The Taoiseach has spoken about comparisons with other EU states which function with a single chamber.  In EU states with unicameral or single chamber systems there are much stronger systems of local government.  There is also a very clear separation of the executive from the legislature and sufficient checks and balances within the system to hold the executive to account.  

This is clearly not the case in this State and the Government seems to have set its face against any real rebalancing of power between local and central government or between the Legislature and the Executive.

When I heard the Taoiseach recently criticise the Seanad for failing to hold the excesses of the last Fianna Fáil Government to account and blaming it for the economic crash, I was amazed.  The reality is that the Taoiseach and his party were as much a cheerleader for the Celtic tiger and its excesses and lack of regulation as the Fianna Fáil politicians who ran the State into the ground.

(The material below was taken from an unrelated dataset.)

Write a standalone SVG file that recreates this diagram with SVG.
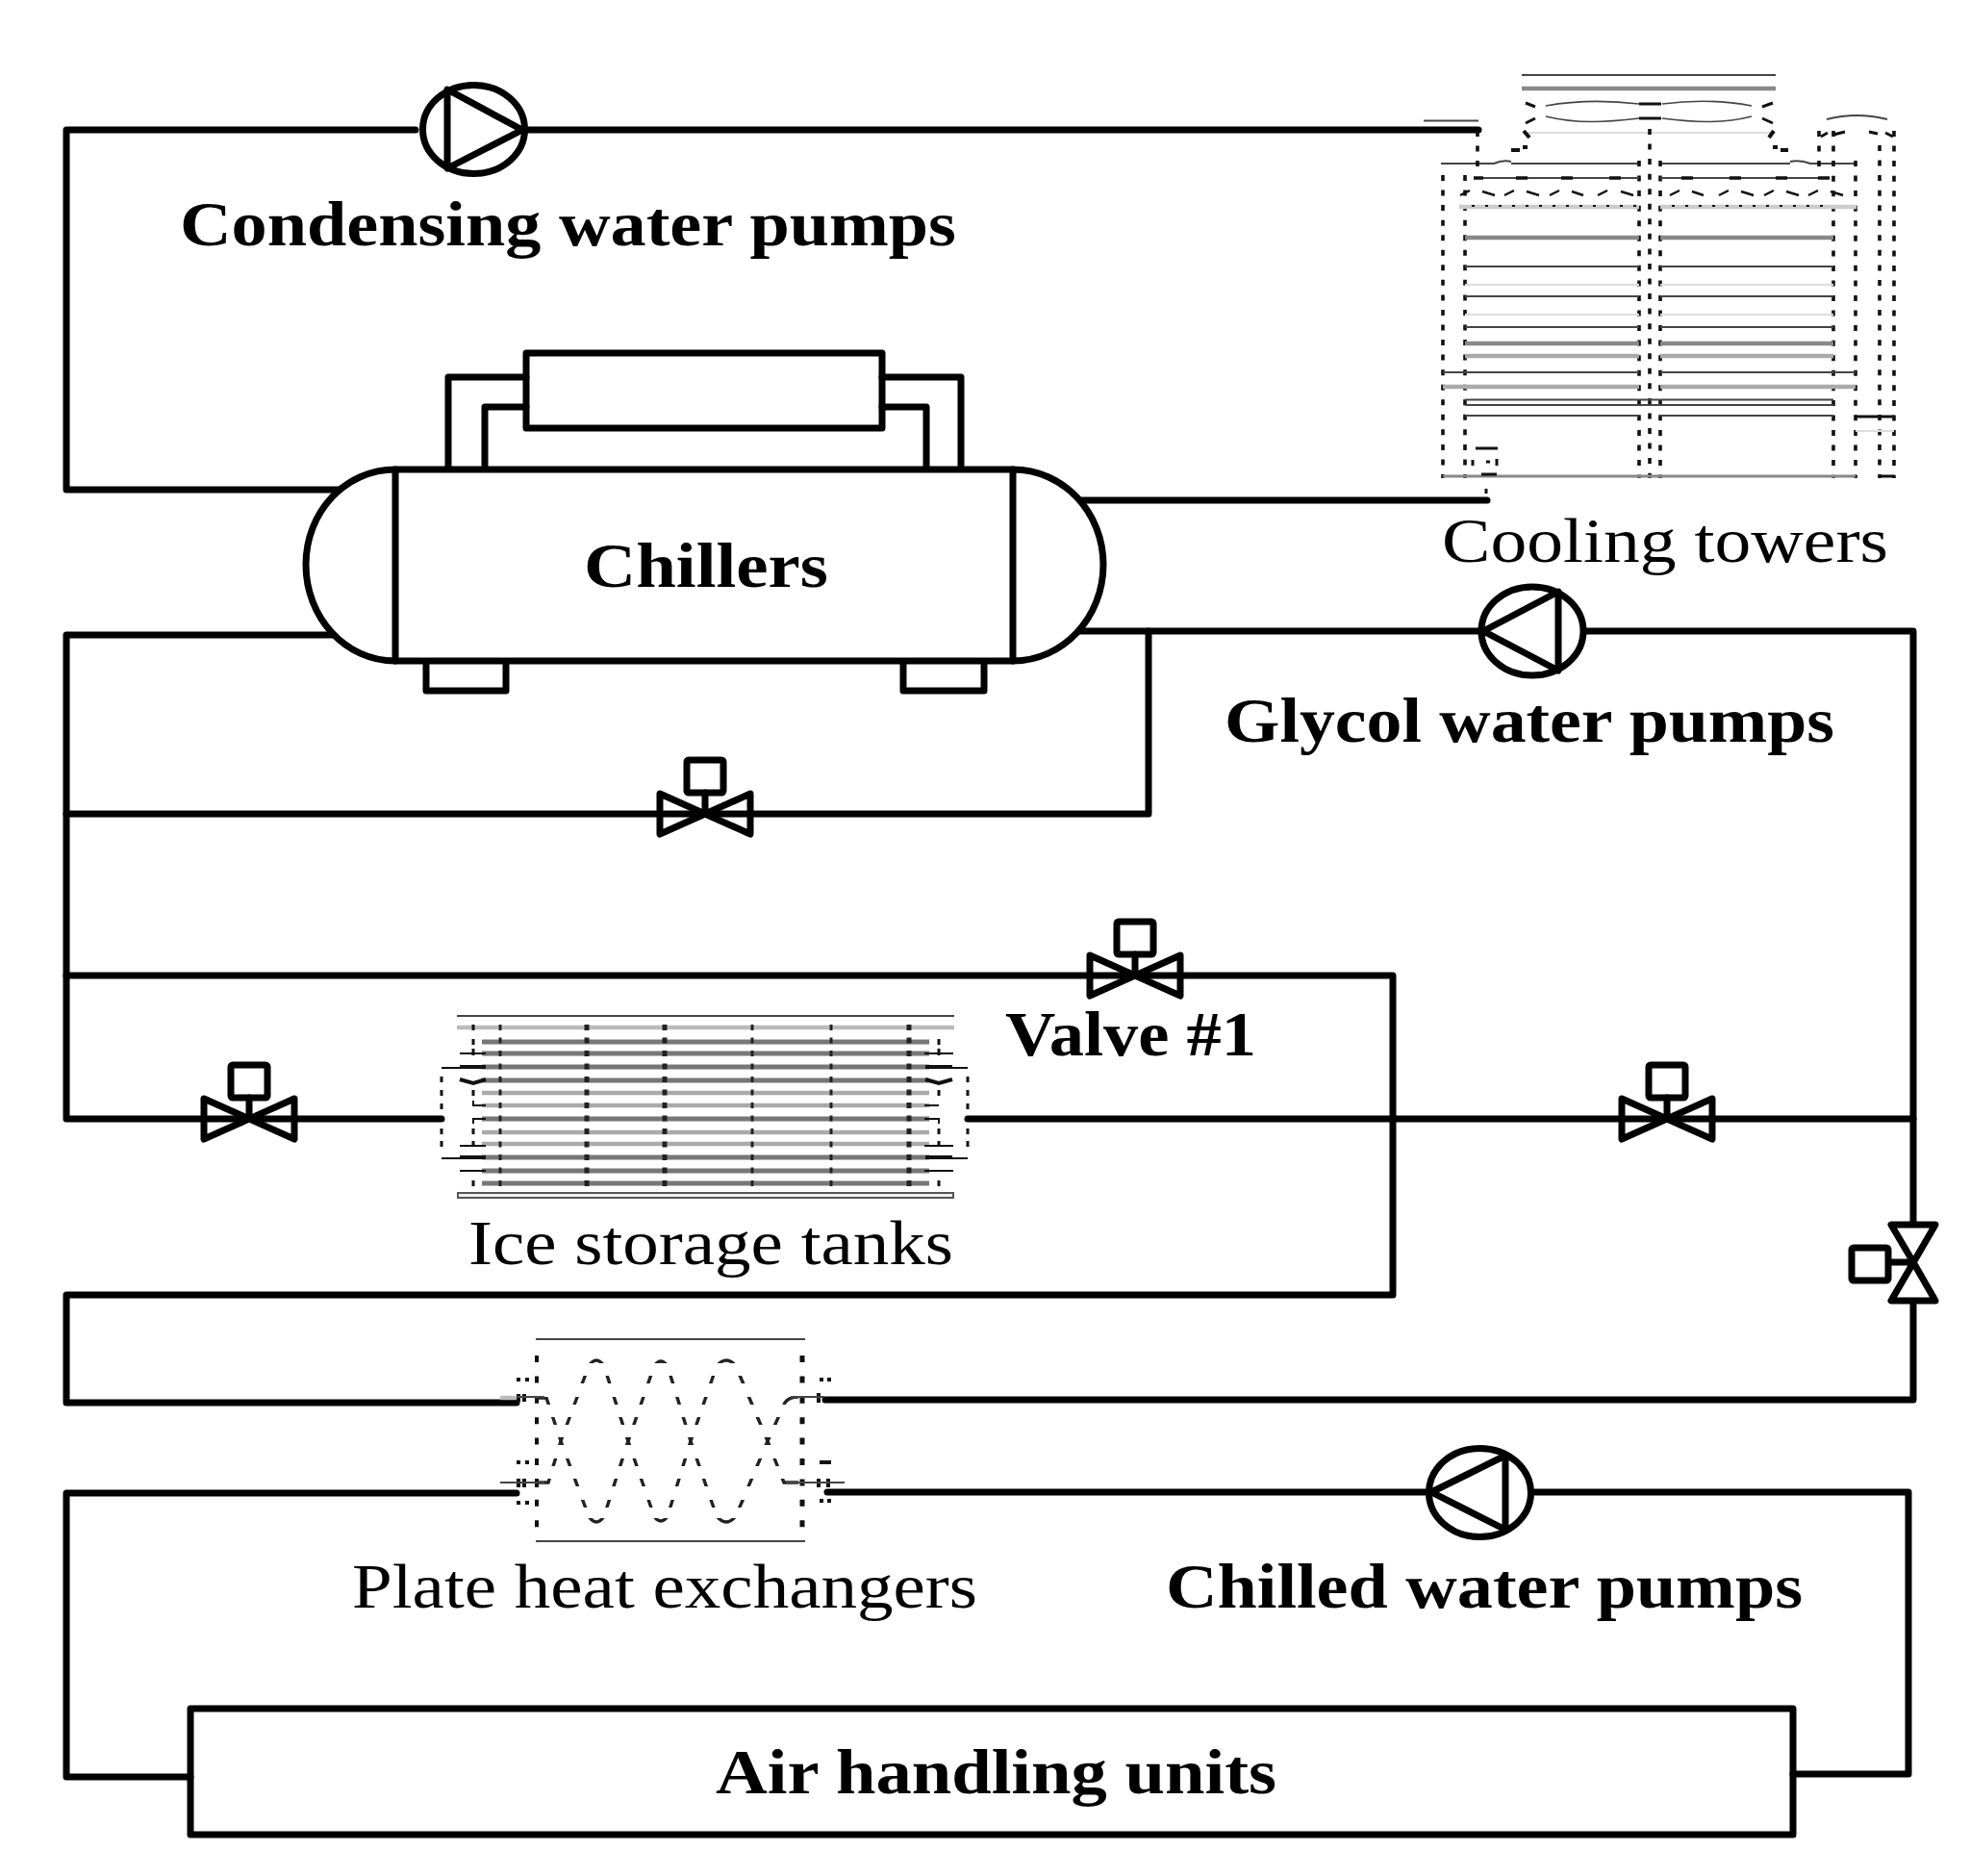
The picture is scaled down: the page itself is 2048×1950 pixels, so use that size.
<svg xmlns="http://www.w3.org/2000/svg" width="2048" height="1950" viewBox="0 0 2048 1950">
<style>
.p{fill:none;stroke:#000;stroke-width:7;stroke-linejoin:round;stroke-linecap:round}
.w{fill:#fff;stroke:#000;stroke-width:7;stroke-linejoin:round}
text{font-family:"Liberation Serif","Times New Roman",serif;font-size:66px;fill:#000}
.b{font-weight:bold}
.g{fill:none;stroke:#888;stroke-width:4.5}
.l{fill:none;stroke:#aaa;stroke-width:4.5}
.k{fill:none;stroke:#777;stroke-width:5}
.t{fill:none;stroke:#444;stroke-width:2}
.f{fill:none;stroke:#ddd;stroke-width:2}
.m{fill:none;stroke:#111;stroke-width:4}
.v{fill:none;stroke:#111;stroke-width:3.6;stroke-dasharray:6 9.55}
.u{fill:none;stroke:#222;stroke-width:3;stroke-dasharray:6 7.5}
</style>
<defs>
<g id="valve"><path class="p" d="M-47-21L47 21V-21L-47 21Z"/><path class="p" d="M0 0V-22"/><rect class="p" x="-19" y="-56" width="38" height="34" rx="2"/></g>
<clipPath id="rows"><rect x="480" y="1408" width="400" height="9"/><rect x="480" y="1430" width="400" height="8"/><rect x="480" y="1452" width="400" height="8"/><rect x="480" y="1473" width="400" height="8"/><rect x="480" y="1494" width="400" height="8"/><rect x="480" y="1516" width="400" height="8"/><rect x="480" y="1537" width="400" height="8"/><rect x="480" y="1559" width="400" height="8"/><rect x="480" y="1578" width="400" height="9"/></clipPath>
</defs>
<g id="connectors">
<path class="p" d="M432 135H69V509H400"/>
<path class="p" d="M549 135H1537"/>
<path class="p" d="M1090 520H1546"/>
<path class="p" d="M400 660H69V1163H459"/>
<path class="p" d="M1090 656H1989V1272"/>
<path class="p" d="M1194 656V846H69"/>
<path class="p" d="M69 1014H1448V1346H69V1458H537"/>
<path class="p" d="M1006 1163H1989"/>
<path class="p" d="M858 1455H1989V1353"/>
<path class="p" d="M537 1552H69V1847H198"/>
<path class="p" d="M860 1551H1984V1844H1864"/>
</g>
<g id="condensing-pump"><ellipse class="w" cx="492.500" cy="134.500" rx="53" ry="46"/><path class="p" d="M465 93L543 135L465 175Z"/></g>
<g id="glycol-pump"><ellipse class="w" cx="1593" cy="656" rx="53" ry="46"/><path class="p" d="M1620 615L1542 656L1620 697Z"/></g>
<g id="chilled-pump"><ellipse class="w" cx="1538.500" cy="1551.500" rx="53" ry="46"/><path class="p" d="M1565 1513L1488 1551L1565 1590Z"/></g>
<g id="chiller">
<path class="p" d="M466 487V392H547M504 487V423H547M917 392H999V487M917 423H963V487"/>
<rect class="p" x="547" y="367" width="370" height="78"/>
<path class="p" d="M443 687V718H526V687M939 687V718H1023V687"/>
<path class="w" d="M411 488H1053C1105 488 1147 532 1147 587C1147 642 1105 687 1053 687H411C359 687 318 642 318 587C318 532 359 488 411 488Z"/>
<path class="p" d="M411 488V687M1053 488V687"/>
<text class="b" x="607" y="610" textLength="254" lengthAdjust="spacingAndGlyphs">Chillers</text>
</g>
<g id="valve-bypass"><use href="#valve" transform="translate(733 846)"/></g>
<g id="valve-1"><use href="#valve" transform="translate(1180 1014)"/></g>
<g id="valve-ice"><use href="#valve" transform="translate(259 1163)"/></g>
<g id="valve-right"><use href="#valve" transform="translate(1733 1163)"/></g>
<g id="valve-vertical"><path class="p" d="M1989 1312L1966 1273H2012L1966 1352H2012Z"/><path class="p" d="M1989 1312H1964"/><rect class="p" x="1925" y="1297" width="38" height="34" rx="2"/></g>
<g id="cooling-tower">
<path class="t" d="M1582 78H1846M1480 125.500H1537"/>
<path class="g" d="M1582 92H1846"/>
<path class="t" style="stroke-width:1.6" d="M1607 110C1640 104 1670 104 1704 108M1728 108C1760 104 1790 104 1821 110M1607 121C1640 129 1670 127 1704 123M1728 123C1760 127 1790 129 1821 121"/>
<path class="m" style="stroke-width:3" d="M1704 108H1727M1704 123H1727M1586 107L1596 111M1586 128L1596 123M1843 107L1832 111M1843 128L1832 123"/>
<path class="f" d="M1586 138H1845"/>
<path class="m" d="M1584 136L1590 143M1844 136L1839 143M1571 156H1580M1583 153H1588M1843 153H1848M1851 156H1859"/>
<path class="t" d="M1498 170H1553Q1562 166 1571 168M1861 168Q1872 166 1882 170H1929M1571 170H1704M1726 170H1861"/>
<path class="v" d="M1536 136V180M1715 134V497M1891 136V180"/>
<path class="v" d="M1500 182V497M1523 182V497M1704 167V497M1726 167V497M1906 136V497M1929 167V497M1954 151V497M1969 136V497"/>
<path class="t" d="M1899 124Q1930 116 1962 124"/>
<path class="m" style="stroke-width:3" d="M1893 142L1900 138M1906 140L1918 137M1943 137L1952 139M1960 138L1968 142"/>
<path class="t" d="M1532 185H1704M1726 185H1893"/>
<path class="m" style="stroke-width:3.500" d="M1576 185H1588M1623 185H1635M1673 185H1685M1748 185H1760M1798 185H1810M1846 185H1858M1890 185H1902M1532 185H1542"/>
<path class="m" style="stroke-width:2.500" d="M1518 203L1528 198M1541 199L1554 203M1564 203L1574 198M1587 199L1600 203M1611 203L1621 198M1634 199L1646 203M1661 203L1671 198M1685 199L1698 203M1736 203L1746 198M1759 199L1771 203M1787 203L1797 198M1810 199L1823 203M1834 203L1844 198M1857 199L1870 203M1880 203L1890 198M1903 199L1916 203"/>
<path class="l" style="stroke:#ccc" d="M1517 215H1704M1726 215H1930"/>
<path class="m" style="stroke-width:2;stroke-dasharray:3 11" d="M1530 214H1704M1738 214H1906"/>
<path class="g" d="M1523 247H1704M1726 247H1906M1523 357H1704M1726 357H1906"/>
<path class="g" style="stroke:#aaa" d="M1523 370H1704M1726 370H1906"/>
<path class="t" d="M1523 277H1704M1726 277H1906M1523 308H1704M1726 308H1906M1523 340H1704M1726 340H1906M1500 387H1704M1726 387H1929M1523 415.500H1906M1523 421H1906M1523 432H1704M1726 432H1906"/>
<path class="f" d="M1523 296H1704M1726 296H1906M1523 327H1704M1726 327H1906M1929 448H1969"/>
<path class="l" d="M1500 402H1704M1726 402H1929"/>
<path class="g" style="stroke-width:3" d="M1500 495H1929"/>
<path class="m" style="stroke-width:3" d="M1534 466H1557M1531 478V484M1545 480H1549M1556 477V484M1540 493H1556M1929 433H1969M1954 495H1969M1545 508V513"/>
</g>
<g id="ice-tank">
<path class="t" d="M475 1056H992"/>
<path class="l" style="stroke:#bbb" d="M475 1068H992"/>
<path class="k" d="M501 1083H966M501 1095H966M501 1109H966M501 1123H966M501 1163H966M501 1203H966M501 1217H966M501 1230H966"/>
<path class="l" d="M501 1136H966M501 1149H966M501 1177H966M501 1189H966"/>
<rect x="476" y="1240" width="515" height="5" fill="#eee" stroke="#555" stroke-width="2"/>
<path class="u" d="M520 1065V1235M782 1065V1235M864 1065V1235"/>
<path class="u" style="stroke-width:5" d="M610 1065V1235M691 1065V1235M945 1065V1235"/>
<path class="m" style="stroke-width:3" d="M459 1119V1125M459 1133V1139M459 1147V1153M459 1173V1179M459 1186V1192M1006 1119V1125M1006 1133V1139M1006 1147V1153M1006 1173V1179M1006 1186V1192M492 1065V1071M492 1080V1086M492 1090V1097M492 1133V1139M492 1173V1179M492 1186V1192M492 1227V1233M976 1080V1086M976 1090V1097M976 1133V1139M976 1173V1179M976 1186V1192M976 1227V1233"/>
<path class="m" style="stroke-width:2" d="M478 1095H505M961 1095H991M478 1191H505M961 1191H991M478 1217H505M961 1217H991"/>
<path class="m" style="stroke-width:4" d="M478 1109H505M962 1109H990M478 1122L492 1126L505 1122M962 1122L976 1126L990 1122M478 1203H505M962 1203H990"/>
<path class="m" style="stroke-width:2" d="M459 1110H480M459 1204H480M990 1110H1006M990 1204H1006M492 1144V1149H505M492 1168V1163H505M976 1149H961M976 1168V1163H961"/>
</g>
<g id="plate-heat-exchanger">
<path class="t" d="M557 1392H837M557 1602H837"/>
<path class="m" style="stroke-dasharray:7 14.400" d="M558 1409V1590"/>
<path class="m" style="stroke-width:5;stroke-dasharray:7 14.400" d="M834 1409V1590"/>
<g clip-path="url(#rows)"><path fill="none" stroke="#222" stroke-width="3.400" d="M556 1453H568L583 1498L612 1420Q620 1408 628 1420L653 1498L680 1420Q687 1410 694 1420L718 1498L745 1420Q755 1408 765 1420L798 1498L816 1458Q820 1452 830 1452M556 1541H570L583 1498L612 1576Q620 1588 628 1576L653 1498L680 1576Q687 1586 694 1576L718 1498L745 1576Q755 1588 765 1576L798 1498L815 1541H830"/></g>
<path class="m" d="M537 1434H541M546 1434H550M537 1520H541M546 1520H550M537 1562H541M546 1562H550M852 1434H856M860 1434H864M852 1520H864M852 1560H856M860 1560H864"/>
<path class="m" d="M545 1449V1457M539 1449V1457M545 1537V1546M539 1537V1546M851 1448V1458M851 1537V1546M861 1537V1546M558 1537V1546"/>
<path class="g" style="stroke:#bbb" d="M520 1453H537"/>
<path class="t" d="M537 1452H566M822 1452H857M520 1541H566M817 1541H878"/>
</g>
<g id="ahu"><rect class="p" x="198" y="1776" width="1666" height="131"/><text class="b" x="744" y="1864" textLength="583" lengthAdjust="spacingAndGlyphs">Air handling units</text></g>
<g id="labels">
<text class="b" x="187" y="255" textLength="807" lengthAdjust="spacingAndGlyphs">Condensing water pumps</text>
<text x="1499" y="584" textLength="464" lengthAdjust="spacingAndGlyphs">Cooling towers</text>
<text class="b" x="1273" y="771" textLength="634" lengthAdjust="spacingAndGlyphs">Glycol water pumps</text>
<text class="b" x="1045" y="1097" textLength="261" lengthAdjust="spacingAndGlyphs">Valve #1</text>
<text x="487" y="1314" textLength="504" lengthAdjust="spacingAndGlyphs">Ice storage tanks</text>
<text x="366" y="1671" textLength="650" lengthAdjust="spacingAndGlyphs">Plate heat exchangers</text>
<text class="b" x="1212" y="1671" textLength="662" lengthAdjust="spacingAndGlyphs">Chilled water pumps</text>
</g>
</svg>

Fine Gael, Labour and Fianna Fáil were part of a cosy consensus in this State for decades.  It was Sinn Féin who argued during those years for the wealth of the Celtic tiger to be redistributed and invested in public services, infrastructure and sustainable jobs.  

It is the establishment parties which failed to act as a brake on the Celtic tiger and to ensure that the economy was properly managed and invested, and the corrupt activities of the golden circles confronted and exposed.  That continues under the Taoiseach's watch.  The cosy consensus is still there.
To point the finger at the Seanad for the mess that all the other parties made of the situation would be laughable if it were not so serious.  They collectively failed to legislate for the banks, developers and speculators, and when it all went disastrously wrong they still could not hold them accountable but chose to make ordinary citizens pay for the greed of the golden circles.  The Taoiseach now seems intent on proceeding with a decision taken on a whim at a Fine Gael annual dinner, without proper discussion, analysis or scrutiny.

Citizens should not be rushed into further curtailing the Oireachtas without looking at the consequences or without any serious consideration of the alternatives.  A referendum should not be limited to abolition or retention.  Why does the Taoiseach not give citizens the option of voting for root branch and reform?  Would that not be the decent and democratic thing, and part of what he promised in the election?

One of the reasons offered for the abolition of the Seanad is its cost.  Sinn Féin has consistently argued for the need to reduce high salaries in the public sector, including for politicians, Ministers and their special advisors.  If the Government wants to reduce costs in the Oireachtas it should cut the salaries of Ministers, Deputies and Senators, reduce allowances, cut the salaries of special advisors and stop breaching its pay caps.

The Taoiseach proposes to reduce two dysfunctional Chambers to one dysfunctional Chamber without giving the people the option of voting for an alternative.  

Successive Governments had the opportunity to reform the system and all failed to do so.  
 
The Government is now papering over the cracks and presenting this abolition Bill as reform.  It is not.

Sinn Féin put forward a reasonable proposal that the Constitutional Convention should look at reform of the Oireachtas.  There is still the potential to do so.  It could properly tease out all these issues with the aim of achieving the best checks and balances and the most democratic outcome for our system of government.  Why rush things?  

Why not give people a number of choices and put in place a reform package which is meaningful, sustainable, democratic and effective?  Sinn Féin would support the Government in such an approach.  We will not support this amendment.